= Given task =
Reproduce exactly the lines below, from the first one through the line containing "trend_y = [trend_slope", and omit any pictures.

----

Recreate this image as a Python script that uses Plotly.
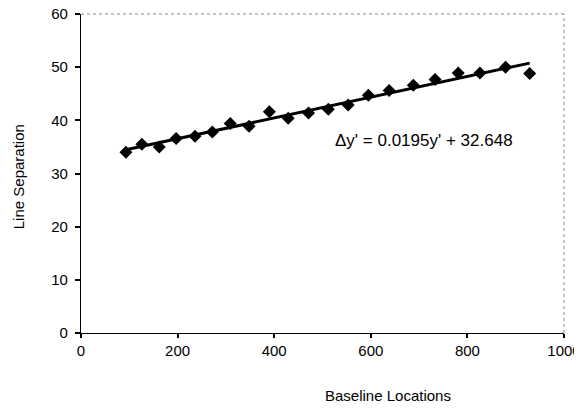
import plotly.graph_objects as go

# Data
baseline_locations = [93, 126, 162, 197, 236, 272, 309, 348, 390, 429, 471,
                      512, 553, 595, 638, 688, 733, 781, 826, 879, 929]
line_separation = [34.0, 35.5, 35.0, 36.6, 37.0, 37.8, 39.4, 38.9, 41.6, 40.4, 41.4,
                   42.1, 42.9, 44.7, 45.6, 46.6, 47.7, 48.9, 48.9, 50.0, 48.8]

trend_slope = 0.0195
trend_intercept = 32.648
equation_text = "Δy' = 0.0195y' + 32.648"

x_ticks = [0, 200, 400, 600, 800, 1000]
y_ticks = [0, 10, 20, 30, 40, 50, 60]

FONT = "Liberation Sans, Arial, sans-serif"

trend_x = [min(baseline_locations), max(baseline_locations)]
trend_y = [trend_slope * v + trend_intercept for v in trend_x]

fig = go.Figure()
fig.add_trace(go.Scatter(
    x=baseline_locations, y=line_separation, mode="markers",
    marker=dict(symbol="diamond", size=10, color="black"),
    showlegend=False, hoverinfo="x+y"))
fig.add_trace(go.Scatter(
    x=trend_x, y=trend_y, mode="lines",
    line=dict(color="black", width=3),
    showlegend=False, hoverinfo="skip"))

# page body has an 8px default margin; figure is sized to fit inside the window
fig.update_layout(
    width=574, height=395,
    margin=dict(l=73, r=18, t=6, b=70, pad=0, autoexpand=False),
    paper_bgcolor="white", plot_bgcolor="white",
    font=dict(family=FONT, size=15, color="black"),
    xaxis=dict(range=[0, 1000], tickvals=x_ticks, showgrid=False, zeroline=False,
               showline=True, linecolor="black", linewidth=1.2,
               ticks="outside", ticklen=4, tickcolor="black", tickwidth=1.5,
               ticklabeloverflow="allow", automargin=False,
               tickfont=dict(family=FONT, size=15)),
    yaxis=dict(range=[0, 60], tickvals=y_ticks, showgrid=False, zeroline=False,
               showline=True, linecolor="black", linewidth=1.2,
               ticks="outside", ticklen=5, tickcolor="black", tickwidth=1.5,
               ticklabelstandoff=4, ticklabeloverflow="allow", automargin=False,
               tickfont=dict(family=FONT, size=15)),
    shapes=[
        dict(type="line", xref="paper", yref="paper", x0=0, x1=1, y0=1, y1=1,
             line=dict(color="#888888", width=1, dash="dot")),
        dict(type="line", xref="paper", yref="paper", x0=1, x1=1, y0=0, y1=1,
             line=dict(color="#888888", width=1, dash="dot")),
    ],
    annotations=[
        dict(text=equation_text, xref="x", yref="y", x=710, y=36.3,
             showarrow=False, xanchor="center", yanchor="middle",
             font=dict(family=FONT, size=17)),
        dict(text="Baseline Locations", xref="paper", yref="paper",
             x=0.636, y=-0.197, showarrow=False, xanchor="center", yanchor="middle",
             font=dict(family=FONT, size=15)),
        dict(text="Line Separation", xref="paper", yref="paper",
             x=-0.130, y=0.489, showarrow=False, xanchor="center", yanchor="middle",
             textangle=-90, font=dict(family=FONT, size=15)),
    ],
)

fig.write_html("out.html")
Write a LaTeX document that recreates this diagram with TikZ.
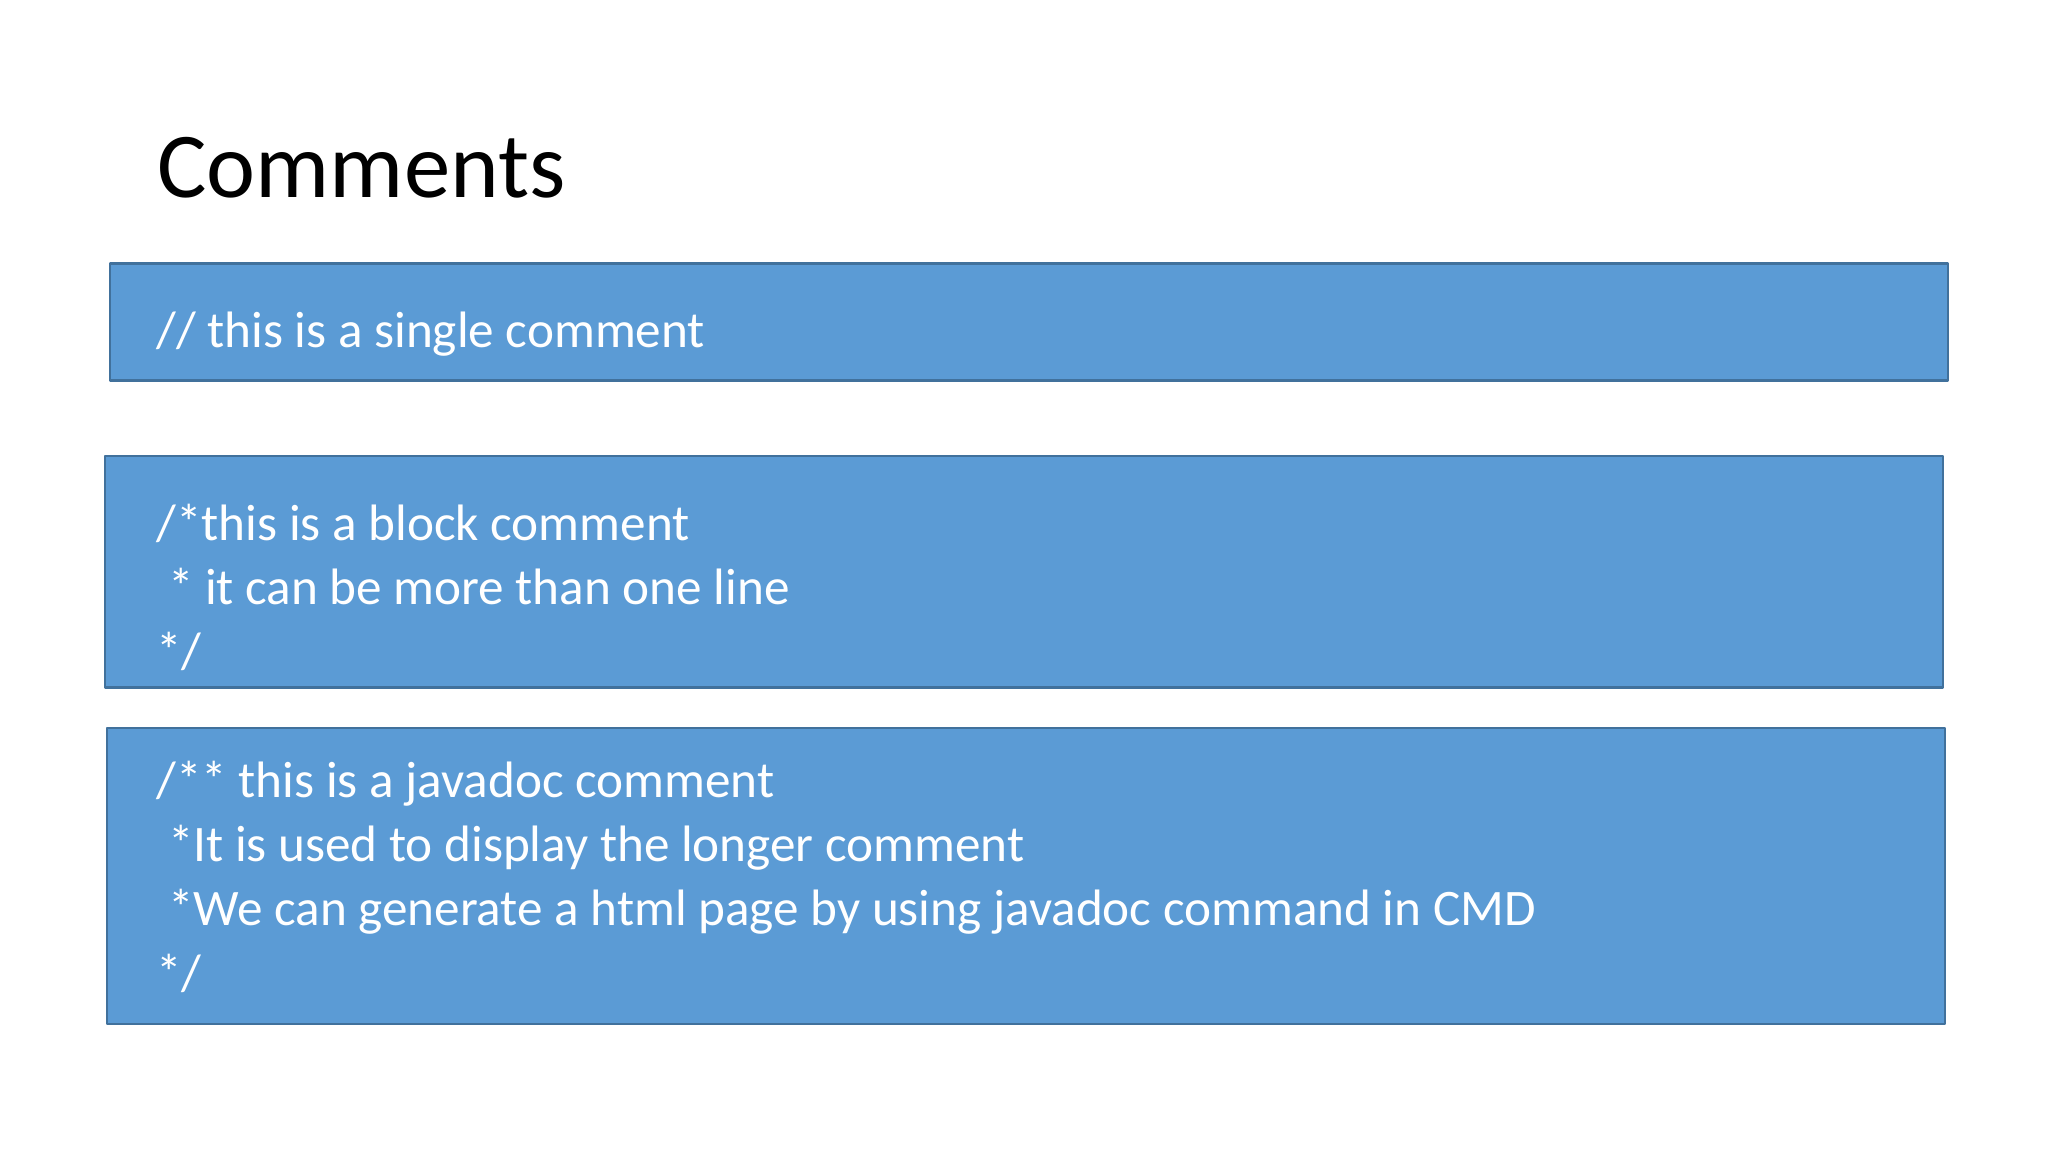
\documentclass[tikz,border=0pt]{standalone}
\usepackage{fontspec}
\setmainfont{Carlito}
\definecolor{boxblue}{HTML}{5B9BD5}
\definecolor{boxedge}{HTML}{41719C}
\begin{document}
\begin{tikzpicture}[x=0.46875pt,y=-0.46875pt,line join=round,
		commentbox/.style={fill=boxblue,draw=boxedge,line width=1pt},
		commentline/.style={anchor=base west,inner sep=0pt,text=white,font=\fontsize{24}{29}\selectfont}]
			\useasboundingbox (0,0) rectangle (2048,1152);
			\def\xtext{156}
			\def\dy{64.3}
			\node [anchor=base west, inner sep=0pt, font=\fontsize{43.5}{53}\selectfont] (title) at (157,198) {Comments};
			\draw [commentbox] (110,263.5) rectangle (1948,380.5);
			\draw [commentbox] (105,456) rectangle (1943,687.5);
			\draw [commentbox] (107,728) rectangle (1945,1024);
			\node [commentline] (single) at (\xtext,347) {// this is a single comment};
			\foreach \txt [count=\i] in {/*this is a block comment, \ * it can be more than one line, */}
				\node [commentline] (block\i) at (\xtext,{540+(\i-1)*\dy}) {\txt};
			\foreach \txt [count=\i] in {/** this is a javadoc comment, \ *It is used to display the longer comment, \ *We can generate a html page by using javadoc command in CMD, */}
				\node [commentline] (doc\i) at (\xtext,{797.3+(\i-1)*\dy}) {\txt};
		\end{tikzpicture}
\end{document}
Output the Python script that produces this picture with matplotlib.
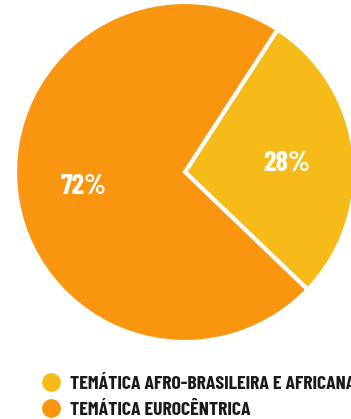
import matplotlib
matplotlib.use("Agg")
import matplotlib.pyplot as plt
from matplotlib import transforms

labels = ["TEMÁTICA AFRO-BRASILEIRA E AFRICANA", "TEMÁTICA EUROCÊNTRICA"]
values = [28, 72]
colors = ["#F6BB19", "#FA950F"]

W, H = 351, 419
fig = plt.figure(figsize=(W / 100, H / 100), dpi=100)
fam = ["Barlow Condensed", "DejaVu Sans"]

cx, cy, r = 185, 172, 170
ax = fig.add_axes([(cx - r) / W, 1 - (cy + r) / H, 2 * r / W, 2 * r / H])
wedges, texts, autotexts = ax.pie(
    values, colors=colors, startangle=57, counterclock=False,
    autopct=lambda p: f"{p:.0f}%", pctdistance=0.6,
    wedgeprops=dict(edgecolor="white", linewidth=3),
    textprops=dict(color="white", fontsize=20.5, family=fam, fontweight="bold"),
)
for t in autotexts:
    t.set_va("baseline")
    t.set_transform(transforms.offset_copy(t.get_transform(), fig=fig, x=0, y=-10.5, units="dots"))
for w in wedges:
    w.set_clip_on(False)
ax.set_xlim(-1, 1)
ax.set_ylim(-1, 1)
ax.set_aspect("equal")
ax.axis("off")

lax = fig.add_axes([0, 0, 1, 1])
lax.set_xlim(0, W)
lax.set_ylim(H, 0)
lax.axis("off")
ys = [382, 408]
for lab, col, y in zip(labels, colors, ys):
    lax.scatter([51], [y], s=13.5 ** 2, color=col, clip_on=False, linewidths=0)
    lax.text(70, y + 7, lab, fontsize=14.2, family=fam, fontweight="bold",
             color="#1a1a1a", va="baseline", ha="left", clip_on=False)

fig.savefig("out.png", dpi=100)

----

= Output =
Recreate this image as a Python script that uses Plotly.
import plotly.graph_objects as go

# Data
baseline_locations = [93, 126, 162, 197, 236, 272, 309, 348, 390, 429, 471,
                      512, 553, 595, 638, 688, 733, 781, 826, 879, 929]
line_separation = [34.0, 35.5, 35.0, 36.6, 37.0, 37.8, 39.4, 38.9, 41.6, 40.4, 41.4,
                   42.1, 42.9, 44.7, 45.6, 46.6, 47.7, 48.9, 48.9, 50.0, 48.8]

trend_slope = 0.0195
trend_intercept = 32.648
equation_text = "Δy' = 0.0195y' + 32.648"

x_ticks = [0, 200, 400, 600, 800, 1000]
y_ticks = [0, 10, 20, 30, 40, 50, 60]

FONT = "Liberation Sans, Arial, sans-serif"

trend_x = [min(baseline_locations), max(baseline_locations)]
trend_y = [trend_slope * v + trend_intercept for v in trend_x]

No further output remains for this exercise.